**GOAL:**
Give every line again exactly as it appears, please, but not the pictures.
>> begin
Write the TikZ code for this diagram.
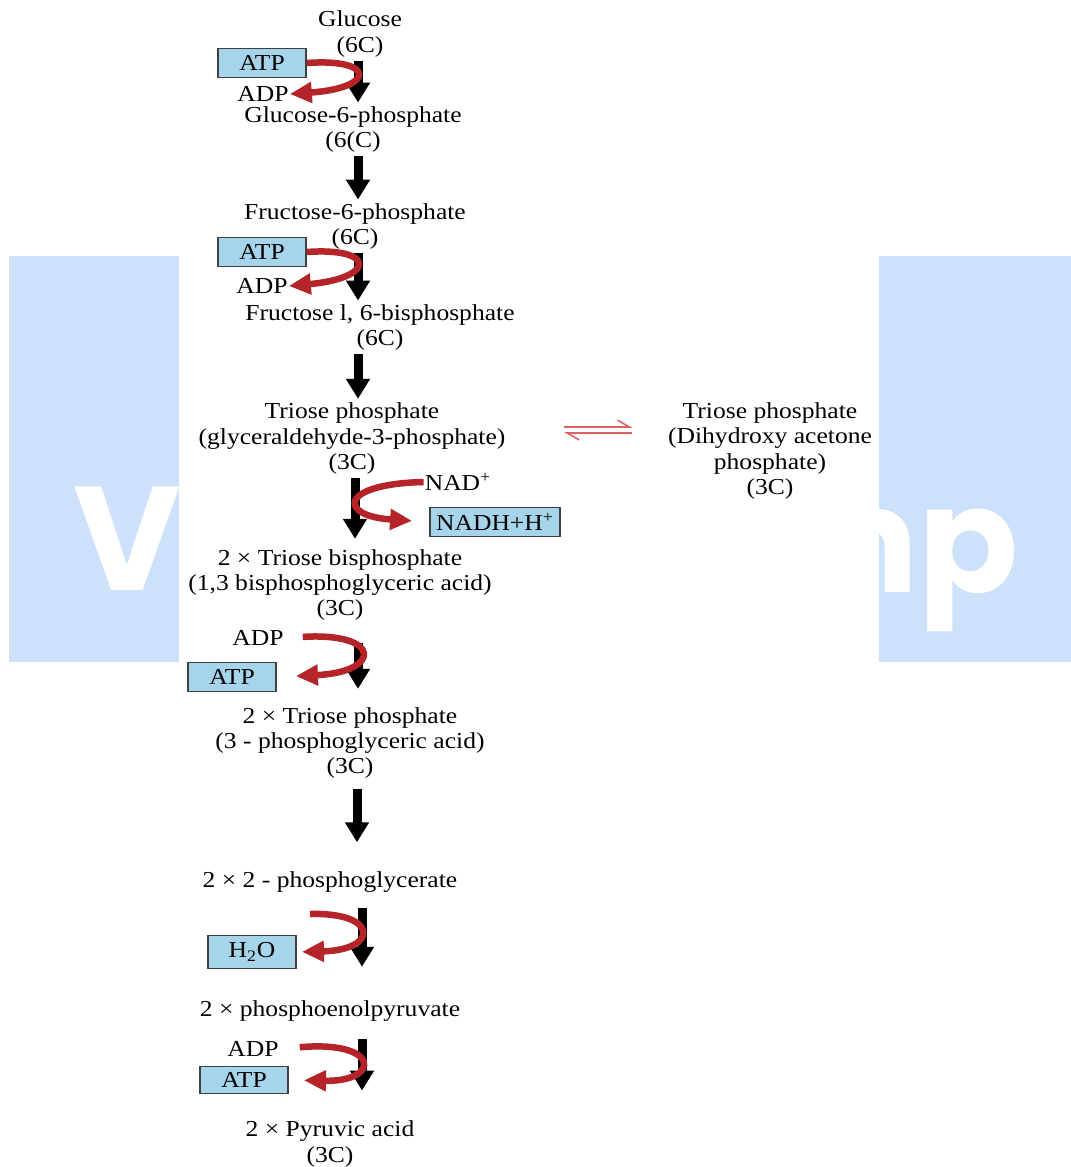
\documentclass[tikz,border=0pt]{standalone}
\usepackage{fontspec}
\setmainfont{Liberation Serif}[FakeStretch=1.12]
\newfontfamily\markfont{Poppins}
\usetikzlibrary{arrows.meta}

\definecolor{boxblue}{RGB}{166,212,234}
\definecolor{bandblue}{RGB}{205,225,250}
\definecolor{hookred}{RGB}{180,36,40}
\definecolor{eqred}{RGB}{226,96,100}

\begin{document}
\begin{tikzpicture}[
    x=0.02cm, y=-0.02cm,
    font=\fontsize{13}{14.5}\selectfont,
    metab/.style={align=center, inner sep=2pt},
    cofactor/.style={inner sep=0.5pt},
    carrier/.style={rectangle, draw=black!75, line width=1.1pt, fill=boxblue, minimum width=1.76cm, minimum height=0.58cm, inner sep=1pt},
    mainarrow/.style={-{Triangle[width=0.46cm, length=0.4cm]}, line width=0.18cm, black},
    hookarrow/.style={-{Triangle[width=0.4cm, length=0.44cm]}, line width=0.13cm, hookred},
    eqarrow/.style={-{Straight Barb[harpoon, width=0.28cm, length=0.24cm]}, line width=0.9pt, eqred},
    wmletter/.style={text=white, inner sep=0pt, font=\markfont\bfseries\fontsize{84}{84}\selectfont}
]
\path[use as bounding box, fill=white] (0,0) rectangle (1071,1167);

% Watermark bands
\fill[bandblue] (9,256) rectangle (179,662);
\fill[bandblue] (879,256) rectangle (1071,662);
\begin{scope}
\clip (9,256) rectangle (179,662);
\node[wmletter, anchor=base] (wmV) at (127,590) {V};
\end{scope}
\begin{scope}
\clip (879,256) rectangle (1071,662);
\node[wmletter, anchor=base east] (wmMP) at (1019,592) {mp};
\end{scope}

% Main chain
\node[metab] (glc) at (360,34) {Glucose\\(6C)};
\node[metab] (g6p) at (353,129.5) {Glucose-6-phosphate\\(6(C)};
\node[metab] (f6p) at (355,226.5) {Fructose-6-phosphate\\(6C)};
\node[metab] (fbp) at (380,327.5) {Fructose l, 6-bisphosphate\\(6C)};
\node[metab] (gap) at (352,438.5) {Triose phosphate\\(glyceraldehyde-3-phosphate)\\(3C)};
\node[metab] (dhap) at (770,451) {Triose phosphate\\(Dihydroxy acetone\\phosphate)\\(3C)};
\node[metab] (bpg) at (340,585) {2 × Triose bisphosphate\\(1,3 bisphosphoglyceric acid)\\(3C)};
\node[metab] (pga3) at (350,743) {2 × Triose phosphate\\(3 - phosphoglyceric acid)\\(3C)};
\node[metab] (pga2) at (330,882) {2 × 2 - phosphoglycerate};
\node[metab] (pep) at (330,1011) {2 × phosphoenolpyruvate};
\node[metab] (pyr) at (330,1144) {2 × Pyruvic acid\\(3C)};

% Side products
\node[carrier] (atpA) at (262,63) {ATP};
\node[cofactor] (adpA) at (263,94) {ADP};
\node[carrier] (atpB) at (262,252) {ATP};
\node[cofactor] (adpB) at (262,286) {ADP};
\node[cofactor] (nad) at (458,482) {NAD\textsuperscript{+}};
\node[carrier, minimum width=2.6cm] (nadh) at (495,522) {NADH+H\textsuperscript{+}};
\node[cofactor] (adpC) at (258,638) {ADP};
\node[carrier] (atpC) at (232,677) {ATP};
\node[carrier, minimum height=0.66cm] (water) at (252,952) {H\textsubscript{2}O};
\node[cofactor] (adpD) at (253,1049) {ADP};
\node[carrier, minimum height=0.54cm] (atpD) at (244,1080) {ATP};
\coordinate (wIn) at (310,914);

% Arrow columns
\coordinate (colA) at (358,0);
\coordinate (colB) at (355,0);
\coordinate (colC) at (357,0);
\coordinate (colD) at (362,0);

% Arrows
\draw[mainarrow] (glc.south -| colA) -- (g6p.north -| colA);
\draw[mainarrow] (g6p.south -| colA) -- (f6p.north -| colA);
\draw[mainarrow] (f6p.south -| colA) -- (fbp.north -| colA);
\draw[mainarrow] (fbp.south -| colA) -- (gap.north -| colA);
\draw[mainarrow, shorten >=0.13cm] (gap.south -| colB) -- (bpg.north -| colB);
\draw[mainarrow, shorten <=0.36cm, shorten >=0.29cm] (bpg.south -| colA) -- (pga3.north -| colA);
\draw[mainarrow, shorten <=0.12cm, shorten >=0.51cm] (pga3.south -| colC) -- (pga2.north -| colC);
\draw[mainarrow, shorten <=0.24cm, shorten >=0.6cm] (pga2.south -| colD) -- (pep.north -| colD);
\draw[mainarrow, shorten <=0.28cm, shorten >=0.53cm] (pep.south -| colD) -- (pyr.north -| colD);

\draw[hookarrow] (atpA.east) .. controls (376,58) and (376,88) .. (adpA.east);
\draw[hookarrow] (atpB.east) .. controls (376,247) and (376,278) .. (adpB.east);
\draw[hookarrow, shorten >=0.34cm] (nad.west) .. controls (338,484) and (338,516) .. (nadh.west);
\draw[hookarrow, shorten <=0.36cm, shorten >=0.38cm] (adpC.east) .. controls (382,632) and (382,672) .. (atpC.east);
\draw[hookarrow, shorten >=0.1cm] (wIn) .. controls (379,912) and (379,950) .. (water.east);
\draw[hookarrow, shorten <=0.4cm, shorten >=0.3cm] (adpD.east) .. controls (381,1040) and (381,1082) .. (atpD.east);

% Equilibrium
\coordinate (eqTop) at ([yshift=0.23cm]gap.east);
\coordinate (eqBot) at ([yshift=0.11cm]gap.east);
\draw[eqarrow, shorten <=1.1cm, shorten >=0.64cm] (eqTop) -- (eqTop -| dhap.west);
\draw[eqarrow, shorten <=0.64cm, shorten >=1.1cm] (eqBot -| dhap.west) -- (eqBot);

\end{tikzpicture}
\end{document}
>> end
**OUTPUT FOR THIS EXERCISE:**
Write the TikZ code for this diagram.
\documentclass[tikz,border=0pt]{standalone}
\usepackage{fontspec}
\setmainfont{Liberation Serif}[FakeStretch=1.12]
\newfontfamily\markfont{Poppins}
\usetikzlibrary{arrows.meta}

\definecolor{boxblue}{RGB}{166,212,234}
\definecolor{bandblue}{RGB}{205,225,250}
\definecolor{hookred}{RGB}{180,36,40}
\definecolor{eqred}{RGB}{226,96,100}

\begin{document}
\begin{tikzpicture}[
    x=0.02cm, y=-0.02cm,
    font=\fontsize{13}{14.5}\selectfont,
    metab/.style={align=center, inner sep=2pt},
    cofactor/.style={inner sep=0.5pt},
    carrier/.style={rectangle, draw=black!75, line width=1.1pt, fill=boxblue, minimum width=1.76cm, minimum height=0.58cm, inner sep=1pt},
    mainarrow/.style={-{Triangle[width=0.46cm, length=0.4cm]}, line width=0.18cm, black},
    hookarrow/.style={-{Triangle[width=0.4cm, length=0.44cm]}, line width=0.13cm, hookred},
    eqarrow/.style={-{Straight Barb[harpoon, width=0.28cm, length=0.24cm]}, line width=0.9pt, eqred},
    wmletter/.style={text=white, inner sep=0pt, font=\markfont\bfseries\fontsize{84}{84}\selectfont}
]
\path[use as bounding box, fill=white] (0,0) rectangle (1071,1167);

% Watermark bands
\fill[bandblue] (9,256) rectangle (179,662);
\fill[bandblue] (879,256) rectangle (1071,662);
\begin{scope}
\clip (9,256) rectangle (179,662);
\node[wmletter, anchor=base] (wmV) at (127,590) {V};
\end{scope}
\begin{scope}
\clip (879,256) rectangle (1071,662);
\node[wmletter, anchor=base east] (wmMP) at (1019,592) {mp};
\end{scope}

% Main chain
\node[metab] (glc) at (360,34) {Glucose\\(6C)};
\node[metab] (g6p) at (353,129.5) {Glucose-6-phosphate\\(6(C)};
\node[metab] (f6p) at (355,226.5) {Fructose-6-phosphate\\(6C)};
\node[metab] (fbp) at (380,327.5) {Fructose l, 6-bisphosphate\\(6C)};
\node[metab] (gap) at (352,438.5) {Triose phosphate\\(glyceraldehyde-3-phosphate)\\(3C)};
\node[metab] (dhap) at (770,451) {Triose phosphate\\(Dihydroxy acetone\\phosphate)\\(3C)};
\node[metab] (bpg) at (340,585) {2 × Triose bisphosphate\\(1,3 bisphosphoglyceric acid)\\(3C)};
\node[metab] (pga3) at (350,743) {2 × Triose phosphate\\(3 - phosphoglyceric acid)\\(3C)};
\node[metab] (pga2) at (330,882) {2 × 2 - phosphoglycerate};
\node[metab] (pep) at (330,1011) {2 × phosphoenolpyruvate};
\node[metab] (pyr) at (330,1144) {2 × Pyruvic acid\\(3C)};

% Side products
\node[carrier] (atpA) at (262,63) {ATP};
\node[cofactor] (adpA) at (263,94) {ADP};
\node[carrier] (atpB) at (262,252) {ATP};
\node[cofactor] (adpB) at (262,286) {ADP};
\node[cofactor] (nad) at (458,482) {NAD\textsuperscript{+}};
\node[carrier, minimum width=2.6cm] (nadh) at (495,522) {NADH+H\textsuperscript{+}};
\node[cofactor] (adpC) at (258,638) {ADP};
\node[carrier] (atpC) at (232,677) {ATP};
\node[carrier, minimum height=0.66cm] (water) at (252,952) {H\textsubscript{2}O};
\node[cofactor] (adpD) at (253,1049) {ADP};
\node[carrier, minimum height=0.54cm] (atpD) at (244,1080) {ATP};
\coordinate (wIn) at (310,914);

% Arrow columns
\coordinate (colA) at (358,0);
\coordinate (colB) at (355,0);
\coordinate (colC) at (357,0);
\coordinate (colD) at (362,0);

% Arrows
\draw[mainarrow] (glc.south -| colA) -- (g6p.north -| colA);
\draw[mainarrow] (g6p.south -| colA) -- (f6p.north -| colA);
\draw[mainarrow] (f6p.south -| colA) -- (fbp.north -| colA);
\draw[mainarrow] (fbp.south -| colA) -- (gap.north -| colA);
\draw[mainarrow, shorten >=0.13cm] (gap.south -| colB) -- (bpg.north -| colB);
\draw[mainarrow, shorten <=0.36cm, shorten >=0.29cm] (bpg.south -| colA) -- (pga3.north -| colA);
\draw[mainarrow, shorten <=0.12cm, shorten >=0.51cm] (pga3.south -| colC) -- (pga2.north -| colC);
\draw[mainarrow, shorten <=0.24cm, shorten >=0.6cm] (pga2.south -| colD) -- (pep.north -| colD);
\draw[mainarrow, shorten <=0.28cm, shorten >=0.53cm] (pep.south -| colD) -- (pyr.north -| colD);

\draw[hookarrow] (atpA.east) .. controls (376,58) and (376,88) .. (adpA.east);
\draw[hookarrow] (atpB.east) .. controls (376,247) and (376,278) .. (adpB.east);
\draw[hookarrow, shorten >=0.34cm] (nad.west) .. controls (338,484) and (338,516) .. (nadh.west);
\draw[hookarrow, shorten <=0.36cm, shorten >=0.38cm] (adpC.east) .. controls (382,632) and (382,672) .. (atpC.east);
\draw[hookarrow, shorten >=0.1cm] (wIn) .. controls (379,912) and (379,950) .. (water.east);
\draw[hookarrow, shorten <=0.4cm, shorten >=0.3cm] (adpD.east) .. controls (381,1040) and (381,1082) .. (atpD.east);

% Equilibrium
\coordinate (eqTop) at ([yshift=0.23cm]gap.east);
\coordinate (eqBot) at ([yshift=0.11cm]gap.east);
\draw[eqarrow, shorten <=1.1cm, shorten >=0.64cm] (eqTop) -- (eqTop -| dhap.west);
\draw[eqarrow, shorten <=0.64cm, shorten >=1.1cm] (eqBot -| dhap.west) -- (eqBot);

\end{tikzpicture}
\end{document}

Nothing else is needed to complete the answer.